San Francisco Superior Court Judge Harold Kahn issued the ruling a day before attorneys for plaintiff Ellen Pao and Kleiner Perkins Caufield & Byers are due in court.

A jury in March found that Kleiner Perkins did not discriminate or retaliate against Pao.

The case became a flashpoint in an ongoing discussion about gender inequity at elite technology and venture capital firms, where women are grossly underrepresented.

Kleiner Perkins is seeking more than $970,000 in legal costs from Pao, much of it for experts the company called to testify at trial. Pao’s attorneys have called the amount excessive.

Kahn said the company is entitled to $276,000.

The fees for experts that Kleiner Perkins is seeking should be scaled down to reflect Pao’s more limited financial resources, the judge said.

“There is no doubt that KPCB has ‘vastly’ greater economic resources than Ms. Pao,” he wrote in the ruling.

Heather Wilson, a spokeswoman for Pao, said she did not have an immediate comment.

Kleiner Perkins spokeswoman Christina Lee said the judge had reached a fair result.

The company has said it offered Pao $964,000 before the trial to settle the case, but she did not respond.

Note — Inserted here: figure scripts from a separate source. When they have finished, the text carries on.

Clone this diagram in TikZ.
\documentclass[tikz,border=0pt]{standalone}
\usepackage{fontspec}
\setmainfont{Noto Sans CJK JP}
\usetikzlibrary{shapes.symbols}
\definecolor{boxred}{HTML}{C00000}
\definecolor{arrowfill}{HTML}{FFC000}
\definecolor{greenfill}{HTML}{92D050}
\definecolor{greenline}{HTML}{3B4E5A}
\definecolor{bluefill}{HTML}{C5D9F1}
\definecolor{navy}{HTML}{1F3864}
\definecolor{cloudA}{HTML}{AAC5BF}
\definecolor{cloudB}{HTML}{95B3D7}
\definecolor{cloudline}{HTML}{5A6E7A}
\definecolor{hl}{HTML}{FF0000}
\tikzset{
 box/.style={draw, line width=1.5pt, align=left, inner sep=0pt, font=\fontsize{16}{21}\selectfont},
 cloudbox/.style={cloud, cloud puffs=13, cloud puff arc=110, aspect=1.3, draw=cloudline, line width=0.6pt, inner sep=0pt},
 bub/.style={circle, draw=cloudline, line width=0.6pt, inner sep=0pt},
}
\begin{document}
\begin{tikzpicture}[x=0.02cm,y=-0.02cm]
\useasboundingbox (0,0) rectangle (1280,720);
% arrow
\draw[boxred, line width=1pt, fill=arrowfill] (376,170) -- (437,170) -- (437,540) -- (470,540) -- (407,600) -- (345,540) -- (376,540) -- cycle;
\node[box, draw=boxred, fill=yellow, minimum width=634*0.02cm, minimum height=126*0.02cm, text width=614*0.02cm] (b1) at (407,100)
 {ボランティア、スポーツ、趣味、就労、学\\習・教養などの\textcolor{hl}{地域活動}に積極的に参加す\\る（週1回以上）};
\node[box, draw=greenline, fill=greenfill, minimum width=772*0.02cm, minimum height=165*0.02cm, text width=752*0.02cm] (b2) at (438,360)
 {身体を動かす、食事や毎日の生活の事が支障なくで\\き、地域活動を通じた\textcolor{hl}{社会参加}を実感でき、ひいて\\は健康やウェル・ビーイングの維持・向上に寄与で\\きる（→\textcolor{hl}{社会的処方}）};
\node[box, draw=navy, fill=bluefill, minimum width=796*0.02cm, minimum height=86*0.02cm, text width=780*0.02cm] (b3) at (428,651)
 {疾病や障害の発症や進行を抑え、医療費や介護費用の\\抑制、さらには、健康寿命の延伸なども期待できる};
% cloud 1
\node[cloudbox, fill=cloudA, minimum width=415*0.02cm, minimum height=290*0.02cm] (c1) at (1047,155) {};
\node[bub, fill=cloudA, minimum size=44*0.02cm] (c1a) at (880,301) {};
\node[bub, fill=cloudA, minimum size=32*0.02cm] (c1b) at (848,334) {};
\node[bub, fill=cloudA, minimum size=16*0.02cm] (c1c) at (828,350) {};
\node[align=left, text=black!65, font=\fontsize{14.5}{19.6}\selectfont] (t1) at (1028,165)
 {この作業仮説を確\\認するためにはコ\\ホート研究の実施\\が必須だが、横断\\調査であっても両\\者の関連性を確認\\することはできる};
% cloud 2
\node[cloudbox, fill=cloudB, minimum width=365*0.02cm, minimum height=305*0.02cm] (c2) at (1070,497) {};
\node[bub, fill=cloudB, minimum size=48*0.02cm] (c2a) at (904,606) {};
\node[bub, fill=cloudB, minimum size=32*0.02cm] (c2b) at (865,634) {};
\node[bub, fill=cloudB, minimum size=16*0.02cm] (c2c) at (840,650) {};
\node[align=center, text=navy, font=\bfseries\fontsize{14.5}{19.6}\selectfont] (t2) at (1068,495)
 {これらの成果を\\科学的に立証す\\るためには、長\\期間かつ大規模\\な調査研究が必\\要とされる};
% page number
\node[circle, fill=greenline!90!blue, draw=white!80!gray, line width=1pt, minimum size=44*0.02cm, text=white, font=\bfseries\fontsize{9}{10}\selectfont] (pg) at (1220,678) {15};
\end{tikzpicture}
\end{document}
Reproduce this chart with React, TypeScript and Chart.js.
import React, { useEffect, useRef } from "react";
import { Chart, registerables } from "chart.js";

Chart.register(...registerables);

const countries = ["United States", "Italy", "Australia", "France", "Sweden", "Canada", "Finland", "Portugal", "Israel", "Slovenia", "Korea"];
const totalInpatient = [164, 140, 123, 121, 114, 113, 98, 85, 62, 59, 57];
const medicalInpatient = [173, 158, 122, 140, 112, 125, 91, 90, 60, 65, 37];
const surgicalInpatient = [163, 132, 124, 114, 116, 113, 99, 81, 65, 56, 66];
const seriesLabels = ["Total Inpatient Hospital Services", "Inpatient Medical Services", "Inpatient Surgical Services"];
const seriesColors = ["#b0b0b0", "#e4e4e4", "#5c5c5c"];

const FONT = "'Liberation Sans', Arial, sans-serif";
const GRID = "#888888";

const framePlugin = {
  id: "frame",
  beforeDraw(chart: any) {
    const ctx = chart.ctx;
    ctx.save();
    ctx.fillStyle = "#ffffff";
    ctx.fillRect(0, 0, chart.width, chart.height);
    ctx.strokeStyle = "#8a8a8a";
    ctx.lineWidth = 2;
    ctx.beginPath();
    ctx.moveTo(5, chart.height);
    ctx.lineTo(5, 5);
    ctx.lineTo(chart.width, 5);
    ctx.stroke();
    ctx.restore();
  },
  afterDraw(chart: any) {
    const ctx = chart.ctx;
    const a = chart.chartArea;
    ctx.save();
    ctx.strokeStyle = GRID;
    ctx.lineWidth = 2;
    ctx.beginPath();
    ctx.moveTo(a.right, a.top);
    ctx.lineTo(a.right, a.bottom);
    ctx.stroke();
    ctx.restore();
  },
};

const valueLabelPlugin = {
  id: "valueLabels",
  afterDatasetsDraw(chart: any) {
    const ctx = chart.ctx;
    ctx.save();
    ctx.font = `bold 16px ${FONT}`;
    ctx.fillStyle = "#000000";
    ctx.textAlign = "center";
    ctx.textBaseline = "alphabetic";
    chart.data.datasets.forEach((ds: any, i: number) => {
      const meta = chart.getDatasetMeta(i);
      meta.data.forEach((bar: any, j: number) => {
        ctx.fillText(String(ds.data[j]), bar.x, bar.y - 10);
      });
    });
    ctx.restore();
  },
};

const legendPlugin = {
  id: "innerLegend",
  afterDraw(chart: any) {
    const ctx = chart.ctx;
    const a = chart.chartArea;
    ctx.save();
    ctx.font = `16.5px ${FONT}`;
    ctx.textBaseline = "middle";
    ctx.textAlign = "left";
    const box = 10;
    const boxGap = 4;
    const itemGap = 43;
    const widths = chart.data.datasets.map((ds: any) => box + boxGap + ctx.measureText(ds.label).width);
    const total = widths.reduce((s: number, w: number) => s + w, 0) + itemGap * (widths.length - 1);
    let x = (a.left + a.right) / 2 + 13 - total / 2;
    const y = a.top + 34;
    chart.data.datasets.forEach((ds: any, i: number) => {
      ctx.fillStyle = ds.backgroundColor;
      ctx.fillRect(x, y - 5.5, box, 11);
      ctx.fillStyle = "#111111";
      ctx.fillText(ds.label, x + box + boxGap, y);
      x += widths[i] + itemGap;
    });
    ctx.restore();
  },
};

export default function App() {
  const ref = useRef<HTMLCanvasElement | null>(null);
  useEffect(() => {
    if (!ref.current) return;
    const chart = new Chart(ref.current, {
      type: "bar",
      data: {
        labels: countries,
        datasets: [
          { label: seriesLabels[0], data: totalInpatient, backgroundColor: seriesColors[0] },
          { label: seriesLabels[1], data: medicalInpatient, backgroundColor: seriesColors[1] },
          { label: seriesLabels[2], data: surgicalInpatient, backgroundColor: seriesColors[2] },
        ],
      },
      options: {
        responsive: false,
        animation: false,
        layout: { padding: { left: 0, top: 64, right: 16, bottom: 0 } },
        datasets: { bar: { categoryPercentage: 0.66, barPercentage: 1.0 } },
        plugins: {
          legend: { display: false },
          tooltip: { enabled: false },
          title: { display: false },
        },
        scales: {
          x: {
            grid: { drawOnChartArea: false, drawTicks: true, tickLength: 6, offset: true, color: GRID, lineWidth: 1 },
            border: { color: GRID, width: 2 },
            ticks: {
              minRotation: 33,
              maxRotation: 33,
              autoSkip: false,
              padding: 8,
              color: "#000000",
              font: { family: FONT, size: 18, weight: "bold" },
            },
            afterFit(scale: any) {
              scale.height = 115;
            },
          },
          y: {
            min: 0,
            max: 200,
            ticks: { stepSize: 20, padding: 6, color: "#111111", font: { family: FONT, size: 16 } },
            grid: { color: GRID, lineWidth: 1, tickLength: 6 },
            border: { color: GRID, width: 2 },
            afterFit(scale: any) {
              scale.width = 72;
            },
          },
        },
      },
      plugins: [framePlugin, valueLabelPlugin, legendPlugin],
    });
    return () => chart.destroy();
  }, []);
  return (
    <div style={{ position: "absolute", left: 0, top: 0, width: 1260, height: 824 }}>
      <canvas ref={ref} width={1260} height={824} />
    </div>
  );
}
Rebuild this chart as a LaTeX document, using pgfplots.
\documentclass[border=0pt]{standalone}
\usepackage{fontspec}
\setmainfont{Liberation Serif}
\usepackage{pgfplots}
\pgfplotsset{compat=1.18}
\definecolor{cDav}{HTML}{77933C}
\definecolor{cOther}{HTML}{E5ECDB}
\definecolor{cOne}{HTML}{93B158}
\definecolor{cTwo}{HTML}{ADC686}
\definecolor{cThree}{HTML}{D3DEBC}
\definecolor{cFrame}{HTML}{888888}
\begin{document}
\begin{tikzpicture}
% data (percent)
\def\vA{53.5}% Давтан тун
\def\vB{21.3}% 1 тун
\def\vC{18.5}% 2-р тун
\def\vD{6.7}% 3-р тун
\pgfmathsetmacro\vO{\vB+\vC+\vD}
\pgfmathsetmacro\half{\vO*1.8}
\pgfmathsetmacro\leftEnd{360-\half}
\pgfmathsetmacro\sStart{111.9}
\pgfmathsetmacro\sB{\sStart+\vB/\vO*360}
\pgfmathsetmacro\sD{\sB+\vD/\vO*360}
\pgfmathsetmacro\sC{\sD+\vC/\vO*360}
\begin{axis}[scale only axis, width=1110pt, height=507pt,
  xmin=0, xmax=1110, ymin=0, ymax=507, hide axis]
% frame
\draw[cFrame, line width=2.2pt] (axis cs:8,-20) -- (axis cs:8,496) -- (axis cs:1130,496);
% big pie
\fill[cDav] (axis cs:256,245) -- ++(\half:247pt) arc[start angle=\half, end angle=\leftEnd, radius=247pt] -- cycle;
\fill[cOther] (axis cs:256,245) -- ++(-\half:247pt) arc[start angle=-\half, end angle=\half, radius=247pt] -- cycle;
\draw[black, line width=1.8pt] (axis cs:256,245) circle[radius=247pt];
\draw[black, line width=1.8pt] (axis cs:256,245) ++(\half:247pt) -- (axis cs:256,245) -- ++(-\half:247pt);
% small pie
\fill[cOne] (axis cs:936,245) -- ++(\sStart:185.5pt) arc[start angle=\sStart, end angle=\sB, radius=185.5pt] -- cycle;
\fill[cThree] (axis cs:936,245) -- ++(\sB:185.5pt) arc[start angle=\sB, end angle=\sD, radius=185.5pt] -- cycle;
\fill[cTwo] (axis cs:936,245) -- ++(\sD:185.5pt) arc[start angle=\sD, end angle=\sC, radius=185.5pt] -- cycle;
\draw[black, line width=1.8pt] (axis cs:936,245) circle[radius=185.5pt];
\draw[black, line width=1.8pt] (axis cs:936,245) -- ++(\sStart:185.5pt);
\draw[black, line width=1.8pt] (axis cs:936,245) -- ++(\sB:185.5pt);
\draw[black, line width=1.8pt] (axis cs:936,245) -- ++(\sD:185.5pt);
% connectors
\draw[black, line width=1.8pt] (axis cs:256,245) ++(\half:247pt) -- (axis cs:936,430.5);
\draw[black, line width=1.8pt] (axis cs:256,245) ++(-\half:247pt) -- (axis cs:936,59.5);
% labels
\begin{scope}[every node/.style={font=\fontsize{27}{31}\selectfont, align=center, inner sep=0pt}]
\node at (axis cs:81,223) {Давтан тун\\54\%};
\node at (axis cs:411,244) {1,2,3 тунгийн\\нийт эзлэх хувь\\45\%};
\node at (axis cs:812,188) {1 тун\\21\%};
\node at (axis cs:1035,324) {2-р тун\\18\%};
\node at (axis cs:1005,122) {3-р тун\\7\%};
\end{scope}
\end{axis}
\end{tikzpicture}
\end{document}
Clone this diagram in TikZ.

Pao’s attorney, Alan Exelrod, said the offer was not made in good faith and had no reasonable expectation of acceptance.

“This tentative ruling recognizes that our settlement offer was reasonable and made in good faith,” Lee said. “It also recognizes the cost rules still apply when a plaintiff refuses a reasonable settlement offer and forces the parties to go through an expensive trial.”

The firm has said it would wave all legal costs if Pao did not appeal. Pao has since filed a notice of appeal.